Why Did the Javelina Cross the Road?
When was the last time we played a game? I don't remember either, but since it's Friday and I've given up blogging, it's as good a filler as any, right?
Last time we wrote short-short (short!) stories about an old guy in Bermuda shorts. This time, since I recently re-read Watership Down, we're writing about . . . a javelina. For those of you unfortunate to live north of AZ, here's a little zoological info:
The collared peccary (Tayassu tajacu) commonly known as the javelina, is found as far south as Argentina and as far north as Texas, New Mexico, and Arizona.
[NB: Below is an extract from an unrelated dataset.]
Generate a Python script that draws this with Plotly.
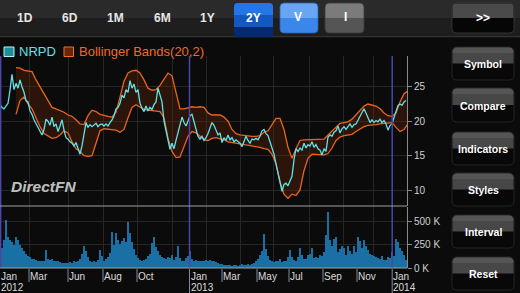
import plotly.graph_objects as go

W, H = 520, 293
FONT = "Liberation Sans, Arial, Helvetica, sans-serif"

# ---------------- data ----------------
# price sampled per trading-step index
PRICE = [
    22.4, 22.0, 21.8, 22.3, 22.6, 24.5, 26.8, 24.6, 25.5, 24.8,
    26.0, 25.0, 24.2, 23.0, 22.8, 21.5, 21.0, 20.2, 19.6, 19.0,
    18.5, 18.0, 18.8, 20.3, 20.0, 19.4, 20.6, 19.2, 19.6, 18.5,
    19.3, 20.2, 18.7, 17.6, 17.4, 17.0, 16.8, 16.4, 16.9, 16.0,
    15.2, 16.4, 18.0, 19.8, 19.1, 19.5, 19.2, 19.5, 19.7, 19.2,
    19.5, 19.6, 19.3, 19.6, 19.3, 19.8, 20.2, 20.8, 21.8, 22.0,
    22.6, 23.8, 23.4, 24.6, 24.2, 25.9, 24.8, 25.4, 24.2, 24.6,
    22.6, 21.9, 21.4, 22.2, 21.5, 22.0, 21.7, 22.4, 22.8, 24.8,
    23.6, 22.8, 20.0, 18.6, 16.8, 15.9, 16.8, 16.0, 17.2, 18.5,
    19.4, 20.6, 19.8, 19.3, 20.0, 20.8, 21.0, 19.8, 18.6, 17.8,
    17.4, 17.8, 17.2, 17.6, 18.2, 19.0, 19.8, 19.4, 18.7, 18.0,
    18.3, 16.9, 17.6, 17.2, 18.0, 17.3, 17.6, 17.0, 17.3, 17.1,
    16.8, 16.3, 17.0, 17.8, 17.2, 16.8, 17.4, 17.3, 17.5, 17.3,
    17.8, 18.6, 18.8, 18.2, 17.9, 17.0, 16.2, 15.2, 13.8, 12.5,
    10.8, 9.8, 10.8, 11.0, 10.6, 11.2, 12.0, 14.4, 16.0, 15.6,
    16.1, 15.8, 16.8, 16.1, 16.6, 16.4, 17.0, 16.2, 16.6, 16.0,
    15.8, 15.1, 16.0, 15.6, 17.7, 18.0, 17.8, 18.4, 18.6, 19.3,
    18.3, 18.9, 19.2, 18.8, 19.3, 19.6, 19.1, 19.5, 19.6, 20.2,
    20.6, 21.2, 21.8, 21.2, 20.6, 19.8, 20.2, 19.8, 20.1, 19.9,
    20.3, 19.8, 20.1, 19.6, 18.7, 19.4, 19.6, 20.5, 21.6, 22.3,
    22.5, 22.3, 22.8, 23.0,
]

# Bollinger bands, one value every second step
UPPER = [
    None, None, None, None, 27.8, 27.7, 27.4, 27.3, 27.2, 26.0,
    25.0, 24.0, 22.8, 22.0, 21.8, 21.6, 21.3, 20.9, 20.7, 20.2,
    19.6, 19.5, 20.8, 21.6, 21.4, 21.0, 20.8, 20.7, 20.6, 21.3,
    23.5, 25.8, 27.0, 27.3, 27.4, 27.0, 26.0, 24.8, 24.5, 24.6,
    25.2, 26.2, 27.0, 26.6, 24.0, 21.8, 21.8, 22.0, 22.1, 22.0,
    22.1, 22.0, 21.2, 20.9, 20.9, 20.9, 20.6, 20.0, 18.8, 18.2,
    18.0, 17.9, 17.9, 17.8, 17.8, 17.9, 18.4, 18.6, 19.5, 20.4,
    20.4, 18.8, 16.2, 14.6, 16.0, 17.2, 17.3, 17.3, 17.3, 17.3,
    17.3, 17.4, 18.0, 18.6, 19.2, 19.7, 19.8, 19.9, 20.3, 20.9,
    21.6, 22.2, 22.5, 22.4, 22.2, 21.8, 21.2, 20.8, 20.7, 21.2,
    22.8, 24.0, 24.4,
]
LOWER = [
    None, None, None, None, 21.0, 23.0, 23.5, 22.5, 21.8, 20.5,
    19.2, 18.2, 17.8, 17.5, 17.6, 18.0, 18.6, 18.3, 17.0, 16.0,
    15.6, 15.0, 14.9, 15.0, 16.8, 18.6, 18.9, 18.8, 18.8, 18.7,
    18.4, 18.8, 20.5, 22.0, 22.4, 22.0, 21.7, 21.6, 21.5, 21.4,
    21.4, 20.5, 17.5, 15.6, 14.7, 14.8, 16.3, 17.8, 18.5, 18.3,
    17.8, 17.3, 17.2, 17.5, 17.6, 17.5, 17.3, 17.0, 16.9, 16.8,
    16.8, 16.6, 16.5, 16.4, 16.3, 16.2, 16.0, 15.9, 15.2, 13.8,
    11.2, 9.4, 8.8, 9.4, 9.2, 10.0, 12.8, 14.6, 15.2, 15.2,
    15.1, 15.1, 15.3, 16.1, 17.2, 17.7, 17.9, 18.0, 18.1, 18.5,
    18.9, 19.2, 19.4, 19.4, 19.5, 19.6, 19.7, 19.8, 19.8, 19.1,
    18.5, 18.8, 19.6,
]

# volume in thousands, one per price step
VOLUME_K = [
    240, 220, 300, 520, 330, 300, 280, 250, 330, 300,
    250, 220, 180, 150, 130, 120, 100, 95, 85, 75,
    70, 75, 80, 190, 100, 85, 95, 75, 70, 80,
    60, 55, 50, 55, 50, 60, 55, 70, 65, 80,
    100, 150, 240, 180, 120, 80, 65, 75, 60, 90,
    190, 130, 80, 100, 120, 160, 390, 250, 380, 300,
    260, 290, 320, 280, 490, 380, 280, 200, 140, 110,
    90, 80, 90, 100, 130, 150, 270, 330, 230, 180,
    140, 120, 110, 100, 120, 110, 140, 90, 120, 240,
    110, 80, 70, 110, 130, 180, 100, 80, 90, 70,
    80, 75, 70, 85, 75, 90, 80, 70, 60, 50,
    45, 40, 35, 30, 35, 30, 25, 30, 28, 25,
    35, 40, 30, 28, 40, 35, 45, 50, 70, 100,
    140, 180, 370, 200, 130, 90, 70, 60, 80, 70,
    95, 60, 75, 80, 120, 190, 120, 90, 70, 120,
    220, 140, 100, 100, 136, 155, 220, 110, 118, 110,
    136, 130, 170, 350, 600, 300, 240, 315, 330, 170,
    200, 240, 210, 140, 240, 180, 155, 240, 170, 330,
    290, 210, 300, 240, 190, 155, 140, 130, 118, 110,
    100, 130, 90, 85, 120, 110, 170, 130, 315, 280,
    220, 180, 136, 90,
]

TICK_MONTHS = ["Jan", "Mar", "Jun", "Aug", "Oct", "Jan", "Mar", "May", "Jul", "Sep", "Nov", "Jan"]
TICK_YEARS = ["2012", "", "", "", "", "2013", "", "", "", "", "", "2014"]
TICK_POS = [0, 14.5, 34, 51.5, 68.5, 94.75, 111, 128.5, 144.5, 161.5, 178.5, 196.1]
GRID_POS = [14.5, 34, 51.5, 68.5, 86, 103, 120, 136.5, 154.5, 171.5, 186.5]
YEAR_LINES = [0.3, 94.75, 196.1]
PRICE_TICKS = [10, 15, 20, 25]
VOL_TICKS = [0, 250, 500]
VOL_TICKTEXT = ["0 K", "250 K", "500 K"]
RANGE_BUTTONS = ["1D", "6D", "1M", "6M", "1Y", "2Y"]
SIDE_BUTTONS = ["Symbol", "Compare", "Indicators", "Styles", "Interval", "Reset"]
LEGEND = ["NRPD", "Bollinger Bands(20,2)"]

# ---------------- helpers ----------------
def px(x):
    return x / W


def py(y):
    return 1 - y / H


shapes, annos = [], []


def rrect(x0, y0, x1, y1, r, fill, line=None, lw=0.8, rt=True, rb=True):
    X0, X1, YT, YB = px(x0), px(x1), py(y0), py(y1)
    rx, ry = r / W, r / H
    f = lambda v: f"{v:.5f}"
    p = []
    if rt:
        p.append(f"M{f(X0+rx)},{f(YT)} L{f(X1-rx)},{f(YT)} Q{f(X1)},{f(YT)} {f(X1)},{f(YT-ry)}")
    else:
        p.append(f"M{f(X0)},{f(YT)} L{f(X1)},{f(YT)}")
    if rb:
        p.append(f"L{f(X1)},{f(YB+ry)} Q{f(X1)},{f(YB)} {f(X1-rx)},{f(YB)} "
                 f"L{f(X0+rx)},{f(YB)} Q{f(X0)},{f(YB)} {f(X0)},{f(YB+ry)}")
    else:
        p.append(f"L{f(X1)},{f(YB)} L{f(X0)},{f(YB)}")
    if rt:
        p.append(f"L{f(X0)},{f(YT-ry)} Q{f(X0)},{f(YT)} {f(X0+rx)},{f(YT)} Z")
    else:
        p.append("Z")
    shapes.append(dict(type="path", xref="paper", yref="paper", path=" ".join(p),
                       fillcolor=fill,
                       line=dict(color=line if line else fill, width=lw if line else 0)))


def rect(x0, y0, x1, y1, fill, line=None, lw=1):
    shapes.append(dict(type="rect", xref="paper", yref="paper",
                       x0=px(x0), x1=px(x1), y0=py(y1), y1=py(y0), fillcolor=fill,
                       line=dict(color=line if line else fill, width=lw if line else 0)))


def text(x, y, s, size, color, xanchor="center", xref="paper", xshift=0):
    annos.append(dict(x=x if xref != "paper" else px(x), y=py(y), xref=xref, yref="paper",
                      text=s, showarrow=False, xanchor=xanchor, yanchor="middle",
                      xshift=xshift, font=dict(family=FONT, size=size, color=color)))


# ---------------- traces ----------------
n = len(PRICE)
steps = list(range(n))
band_x = [2 * j for j in range(len(UPPER)) if UPPER[j] is not None]
up = [v for v in UPPER if v is not None]
lo = [v for v in LOWER if v is not None]

fig = go.Figure()
fig.add_trace(go.Bar(x=list(range(len(VOLUME_K))), y=VOLUME_K, xaxis="x2", yaxis="y2",
                     marker=dict(color="#1a70a4", line=dict(width=0)), width=1.0,
                     hoverinfo="skip"))
fig.add_trace(go.Scatter(x=band_x, y=up, mode="lines",
                         line=dict(color="#e8641e", width=1.3), hoverinfo="skip"))
fig.add_trace(go.Scatter(x=band_x, y=lo, mode="lines", fill="tonexty",
                         fillcolor="rgba(105,42,8,0.34)",
                         line=dict(color="#e8641e", width=1.3), hoverinfo="skip"))
fig.add_trace(go.Scatter(x=steps, y=PRICE, mode="lines",
                         line=dict(color="#5fe2e8", width=1.3), hoverinfo="skip"))

# ---------------- decorations ----------------
# toolbar
rect(0, 0, 520, 37, "#1e1e1e")
rect(0, 0, 520, 18, "#2a2a2a")
rect(0, 36.3, 520, 37.3, "#3a3a3a")
# 2Y tab
rrect(234, 3, 273, 37.3, 4, "#052a6e", rb=False)
rrect(234, 3, 273, 27, 4, "#1257c2", rb=False)
rrect(234, 3, 273, 15, 4, "#2475e6", rb=False)
# V and I toggles
rrect(280, 3, 318, 33, 4, "#3a86ea", line="#2a5fb0")
rrect(280.5, 3.5, 317.5, 18, 4, "#68a5f3", rb=False)
rrect(325, 3, 364, 33, 4, "#555555", line="#3a3a3a")
rrect(325.5, 3.5, 363.5, 18, 4, "#7b7b7b", rb=False)
# >> button
rrect(452, 3, 514, 33, 4, "#060606", line="#3c3c3c")
rrect(452.5, 3.5, 513.5, 18, 4, "#4a4a4a", rb=False)

tb_x = [25, 70, 115, 162, 207, 253]
for lbl, x in zip(RANGE_BUTTONS, tb_x):
    text(x, 18.5, f"<b>{lbl}</b>", 12, "#ffffff" if lbl == "2Y" else "#e6e6e6")
text(298, 17, "<b>V</b>", 12, "#ffffff")
text(345, 17, "<b>I</b>", 12, "#ffffff")
text(483, 18, "<b>&gt;&gt;</b>", 12, "#ffffff")

# side buttons
side_y = [(47, 80), (88, 122), (132, 165), (173, 206), (215, 248), (257, 290)]
for lbl, (y0, y1) in zip(SIDE_BUTTONS, side_y):
    mid = (y0 + y1) / 2
    rrect(452, y0, 514, y1, 5, "#080808", line="#2c2c2c")
    rrect(452.5, y0 + 0.5, 513.5, mid, 5, "#474747", rb=False)
    rrect(452.5, y0 + 0.5, 513.5, y0 + 6, 5, "#555555", rb=False)
    text(483, mid + 0.5, f"<b>{lbl}</b>", 10.5, "#ffffff")

# legend
rect(4, 47, 14, 56.5, "#1d8f98", line="#b0f6f6", lw=1)
text(17, 51.5, LEGEND[0], 13, "#5fe2e8", xanchor="left")
rect(64, 47, 73.5, 56.5, "#6a2508", line="#f07030", lw=1)
text(77, 51.5, LEGEND[1], 13, "#f06a24", xanchor="left")

# watermark
text(43.5, 186.5, "<i><b>DirectFN</b></i>", 15.5, "#3a3a3a")
text(43, 186, "<i><b>DirectFN</b></i>", 15.5, "#bdbdbd")

# year lines (purple)
for xv in YEAR_LINES:
    shapes.append(dict(type="line", xref="x", yref="paper", x0=xv, x1=xv,
                       y0=py(268), y1=py(56), line=dict(color="#4a47a8", width=1.5)))
# pane separators
for yy in (206, 268):
    shapes.append(dict(type="line", xref="paper", yref="paper", x0=0, x1=px(407),
                       y0=py(yy), y1=py(yy), line=dict(color="#a0a0a0", width=1.2)))

# x tick marks and labels
for m, yr, xv in zip(TICK_MONTHS, TICK_YEARS, TICK_POS):
    bottom = 293 if yr else 282
    if xv > 0:
        shapes.append(dict(type="line", xref="x", yref="paper", x0=xv, x1=xv,
                           y0=py(bottom), y1=py(269), line=dict(color="#8a8a8a", width=1)))
    text(xv, 276.5, m, 10, "#dcdcdc", xanchor="left", xref="x", xshift=-1)
    if yr:
        text(xv, 287.0, yr, 10, "#dcdcdc", xanchor="left", xref="x", xshift=-1)

grid = "#262626"
axfont = dict(family=FONT, size=10, color="#cfcfcf")
fig.update_layout(
    width=W, height=H, autosize=False,
    margin=dict(l=0, r=0, t=0, b=0, pad=0, autoexpand=False),
    paper_bgcolor="#0b0b0b", plot_bgcolor="#0b0b0b",
    showlegend=False, bargap=0,
    xaxis=dict(domain=[0, px(407)], range=[0, 203.5], anchor="y",
               tickvals=GRID_POS, showticklabels=False, ticks="",
               showgrid=True, gridcolor=grid, gridwidth=1, zeroline=False,
               showline=False, fixedrange=True, automargin=False),
    xaxis2=dict(domain=[0, px(407)], matches="x", anchor="y2",
                tickvals=GRID_POS, showticklabels=False, ticks="",
                showgrid=True, gridcolor=grid, gridwidth=1, zeroline=False,
                showline=False, fixedrange=True, automargin=False),
    yaxis=dict(domain=[py(206), py(56)], range=[7.674, 29.477], anchor="x",
               side="right", tickvals=PRICE_TICKS, ticks="outside", ticklen=4,
               tickcolor="#8a8a8a", showline=True, linecolor="#8a8a8a", linewidth=1,
               showgrid=True, gridcolor=grid, zeroline=False, tickfont=axfont,
               fixedrange=True, automargin=False),
    yaxis2=dict(domain=[py(268), py(207)], range=[0, 655], anchor="x2",
                side="right", tickvals=VOL_TICKS, ticktext=VOL_TICKTEXT,
                ticks="outside", ticklen=4, tickcolor="#8a8a8a", showline=True,
                linecolor="#8a8a8a", linewidth=1, showgrid=True, gridcolor=grid,
                zeroline=False, tickfont=axfont, fixedrange=True, automargin=False),
    shapes=shapes, annotations=annos,
)

fig.write_html("out.html", config={"displayModeBar": False})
Collared peccaries are in the even-toed, hoofed mammal order of Artiodactyla. Javelinas are often called pigs but they really are not. They eat a wide variety of fruit, tubers, acorns, grass, prickly pears, mesquite beans, every bulb I've ever planted, and tons of the bird food my mother puts out for her feathered friends. According to a government site I just perused, they are not nocturnal, but I've never seen one jogging down our street or munching away in our yard much before twilight or after dawn. (Clearly, the one in the following picture is nobody I know personally.)
So . . . today's challenge is to write a short-short-short story (two paragraphs, max) explaining why the peccary (javelina) crossed the road. We'll close entries Saturday at midnight and vote through next Thursday, midnight. Winner gets a small stuffed javelina and a jar of prickly pear jelly -- the favorite treat of desert non-pigs everywhere!